摘要:
在使用Impala的时候发现有人会使用Refresh table去刷新表,而有人会使用invalidate metadata table去刷新表,再有者会使用alter table tablename recover partitions去刷新表,当不熟悉的时候,就容易用错,或者三种一起用。
网上关于Impala的中文资料还是比较的少,今天就来简单了解一下这几种刷表方式以及区别。
1. REFRESH
这种刷新方式比较简单,功能也比较弱,当你使用的时候回发现,我refresh了,可是使用select查询的时候还是查不到,怎么回事,原因如下:
https://impala.apache.org/docs/build/html/topics/impala_refresh.html
Because REFRESH table_name
only works for tables that the current Impala node is already aware of, when you create a new table in the Hive shell, enter INVALIDATE METADATA new_table
before you can see the new table in impala-shell. Once the table is known by Impala, you can issue REFRESH table_name
after you add data files for that table.
In Impala 2.3 and higher, the syntax ALTER TABLE table_name RECOVER PARTITIONS
is a faster alternative to REFRESH
when the only change to the table data is the addition of new partition directories through Hive or manual HDFS operations.
You only need to issue the REFRESH
statement on the node to which you connect to issue queries.
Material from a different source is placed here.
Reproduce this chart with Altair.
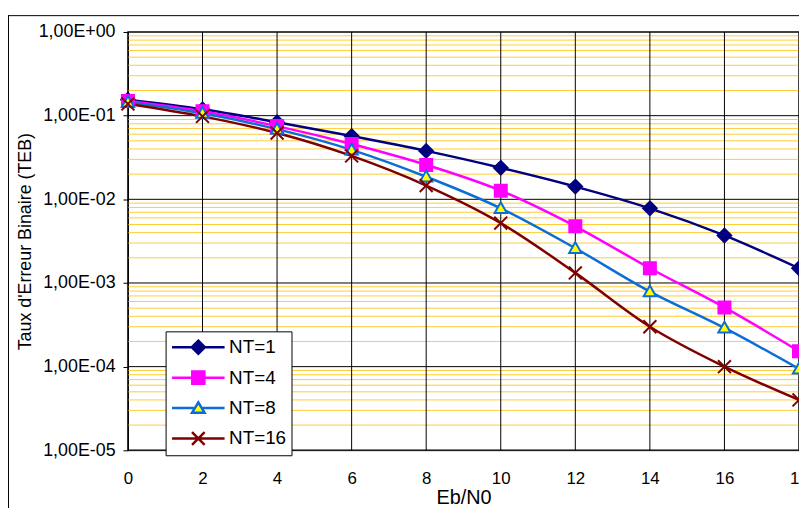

The coordinator node divides the work among all the Impala nodes in a cluster, and sends read requests for the correct HDFS blocks without relying on the metadata on the other nodes.
REFRESH
reloads the metadata for the table from the metastore database, and does an incremental reload of the low-level block location data to account for any new data files added to the HDFS data directory for the table. It is a low-overhead, single-table operation, specifically tuned for the common scenario where new data files are added to HDFS.
Only the metadata for the specified table is flushed. The table must already exist and be known to Impala, either because the CREATE TABLE
statement was run in Impala rather than Hive, or because a previous INVALIDATE METADATA
statement caused Impala to reload its entire metadata catalog.
2. INVALIDATE METADATA
这种刷新方式比REFRESH功能要强大,特点如下
- 1、不加参数,表示刷新所有表的metadata (INVALIDATE METADATA)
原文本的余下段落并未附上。